L'aigle
de Ismail Kadare

critiqué par Sahkti, le 24 juillet 2007
(Genève - 50 ans)


La note:  étoiles
Désillusions albanaises
Max est employé de banque, sa vie semble sans soucis, si ce n'est qu'un jour, lors d'une réunion, il n'a pas dit ce qu'il aurait fallu dire. Et nous sommes dans un pays où le régime en place veut que l'on parle pour dire ce qu'il convient d'être dit, selon les règles édictées, dans le respect du pouvoir. Alors voilà, parce qu'il n'a pas pris la parole ni joué les moutons de Panurge, Max suit la même route que des milliers avant lui, celle qui le conduit d'en haut vers en bas, dans le monde des exilés. Un autre univers, une société qui s'est mise en place et a appris à vivre presque comme avant. Seulement ça ne sera jamais comme avant, parce qu'il y aura toujours quelque part dans la tête l'envie de là-haut.
On raconte que des aigles géants permettraient de s'échapper de ce monde du néant. Qui sait...

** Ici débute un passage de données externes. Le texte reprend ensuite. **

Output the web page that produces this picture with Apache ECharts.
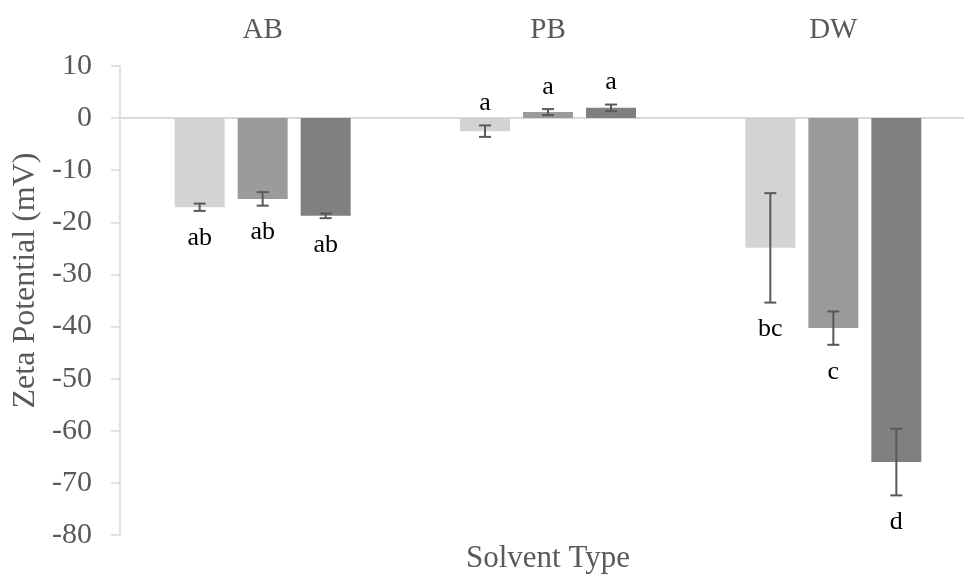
<!DOCTYPE html>
<html>
<head>
<meta charset="utf-8">
<style>
  html, body { margin: 0; padding: 0; background: #ffffff; }
  #chart { width: 964px; height: 576px; }
</style>
<script src="https://cdn.jsdelivr.net/npm/echarts@6/dist/echarts.min.js"></script>
</head>
<body>
<div id="chart"></div>
<script>
// Zeta potential by solvent type, three replicate treatments per solvent
const categories = ['AB', 'PB', 'DW'];

const meanA = [-17.1, -2.5, -24.9];
const meanB = [-15.5, 1.15, -40.3];
const meanC = [-18.75, 1.97, -66.0];

const errA = [0.7, 1.1, 10.5];
const errB = [1.3, 0.58, 3.2];
const errC = [0.45, 0.63, 6.4];

const lettersA = ['ab', 'a', 'bc'];
const lettersB = ['ab', 'a', 'c'];
const lettersC = ['ab', 'a', 'd'];

const yTicks = [10, 0, -10, -20, -30, -40, -50, -60, -70, -80];

const barColors = ['#d3d3d3', '#9b9b9b', '#808080'];
const BAR_W = 50;
const GAP_PX = 13;
const FONT = '"Liberation Serif", "Times New Roman", serif';
const AXIS_TEXT = '#595959';

const groups = [
  { mean: meanA, err: errA, letters: lettersA },
  { mean: meanB, err: errB, letters: lettersB },
  { mean: meanC, err: errC, letters: lettersC }
];

// a category gets its letters above the bars when any of its means is positive
const lettersAbove = categories.map((_, i) => groups.some(g => g.mean[i] > 0));

function errorSeries(gi) {
  const g = groups[gi];
  const shift = (gi - 1) * (BAR_W + GAP_PX);
  return {
    type: 'custom',
    xAxisIndex: 0,
    yAxisIndex: 0,
    z: 5,
    silent: true,
    data: categories.map((c, i) => [i, g.mean[i], g.err[i]]),
    renderItem: function (params, api) {
      const i = api.value(0);
      const m = api.value(1);
      const e = api.value(2);
      const hi = api.coord([i, m + e]);
      const lo = api.coord([i, m - e]);
      const x = hi[0] + shift;
      const cap = 6;
      const style = { stroke: '#595959', lineWidth: 2 };
      const above = lettersAbove[i];
      const ty = above ? hi[1] - 22 : lo[1] + 27;
      return {
        type: 'group',
        children: [
          { type: 'line', shape: { x1: x, y1: hi[1], x2: x, y2: lo[1] }, style },
          { type: 'line', shape: { x1: x - cap, y1: hi[1], x2: x + cap, y2: hi[1] }, style },
          { type: 'line', shape: { x1: x - cap, y1: lo[1], x2: x + cap, y2: lo[1] }, style },
          {
            type: 'text',
            style: {
              x: x, y: ty,
              text: g.letters[i],
              fill: '#000000',
              font: '26px ' + FONT,
              align: 'center',
              verticalAlign: 'middle'
            }
          }
        ]
      };
    }
  };
}

const barSeries = groups.map((g, gi) => ({
  type: 'bar',
  xAxisIndex: 0,
  yAxisIndex: 0,
  data: g.mean,
  barWidth: BAR_W,
  barGap: (GAP_PX / BAR_W * 100) + '%',
  itemStyle: { color: barColors[gi] },
  silent: true,
  markLine: gi === 0 ? {
    silent: true,
    symbol: 'none',
    label: { show: false },
    lineStyle: { color: '#d9d9d9', width: 2, type: 'solid' },
    data: [{ yAxis: 0 }],
    z: 1
  } : undefined
}));

const chart = echarts.init(document.getElementById('chart'), null, { renderer: 'canvas' });
chart.setOption({
  animation: false,
  backgroundColor: '#ffffff',
  grid: { left: 120, right: -12, top: 66, bottom: 41, containLabel: false, outerBoundsMode: 'none' },
  xAxis: [
    {
      type: 'category',
      data: categories,
      position: 'bottom',
      axisLine: { show: false, onZero: false },
      axisTick: { show: false },
      axisLabel: { show: false },
      splitLine: { show: false },
      name: 'Solvent Type',
      nameLocation: 'middle',
      nameGap: 8,
      nameTextStyle: { fontFamily: FONT, fontSize: 31, color: AXIS_TEXT, verticalAlign: 'top' }
    },
    {
      type: 'category',
      data: categories,
      position: 'top',
      axisLine: { show: false, onZero: false },
      axisTick: { show: false },
      axisLabel: { fontFamily: FONT, fontSize: 29, color: AXIS_TEXT, margin: 21 },
      splitLine: { show: false }
    }
  ],
  yAxis: {
    type: 'value',
    min: yTicks[yTicks.length - 1],
    max: yTicks[0],
    interval: 10,
    axisLine: { show: true, lineStyle: { color: '#d9d9d9', width: 1.5 } },
    axisTick: { show: true, length: 9, lineStyle: { color: '#d9d9d9', width: 1.5 } },
    axisLabel: { fontFamily: FONT, fontSize: 30, color: AXIS_TEXT, margin: 28 },
    splitLine: { show: false },
    name: 'Zeta Potential (mV)',
    nameLocation: 'middle',
    nameGap: 77,
    nameTextStyle: { fontFamily: FONT, fontSize: 32, color: AXIS_TEXT, padding: [0, 0, 0, 40] }
  },
  series: barSeries.concat([errorSeries(0), errorSeries(1), errorSeries(2)])
});
</script>
</body>
</html>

En filigrane, c'est tout un régime que Ismaïl Kadaré dénonce, celui de l'Albanie, de cette bureaucratie à outrance, de ce régime qui impose même la pensée à ses ressortissants. Max est le symbole d'un peuple qui ne commet aucun délit mais doit payer le prix fort, au nom des principes et autres idéologies. Alors bien sûr, face à tant d'oppression, il y a l'espoir. L'espoir complètement fou ici de grimper sur le dos d'un aigle pour retrouver des cieux plus confortables. Allégorie de la fuite, de l'exil, de la promesse d'un monde meilleur, ailleurs. Et pourtant... on voit les squelettes revenir sur le dos des aigles, le voyage semble sans fin, c'est un ticket de non-retour.
Kadaré évoque avec subtilité cet espoir aussitôt déçu, cette croyage dans une amélioration de la condition humaine qui passerait par le départ vers d'autres contrées.
A travers ce texte qui ressemble à un conte cruel, Kadaré dénonce avec force le régime de Hoxha et les milliers de personnes persécutées et tuées à cause de la folie et du puvoir. Avec cette conclusion effrayante: on a le choix, alors en Albanie, entre mourir et mourir.
Un texte à lire, à découvrir et à apprécier; une écriture forte et soignée, un grand auteur à savourer.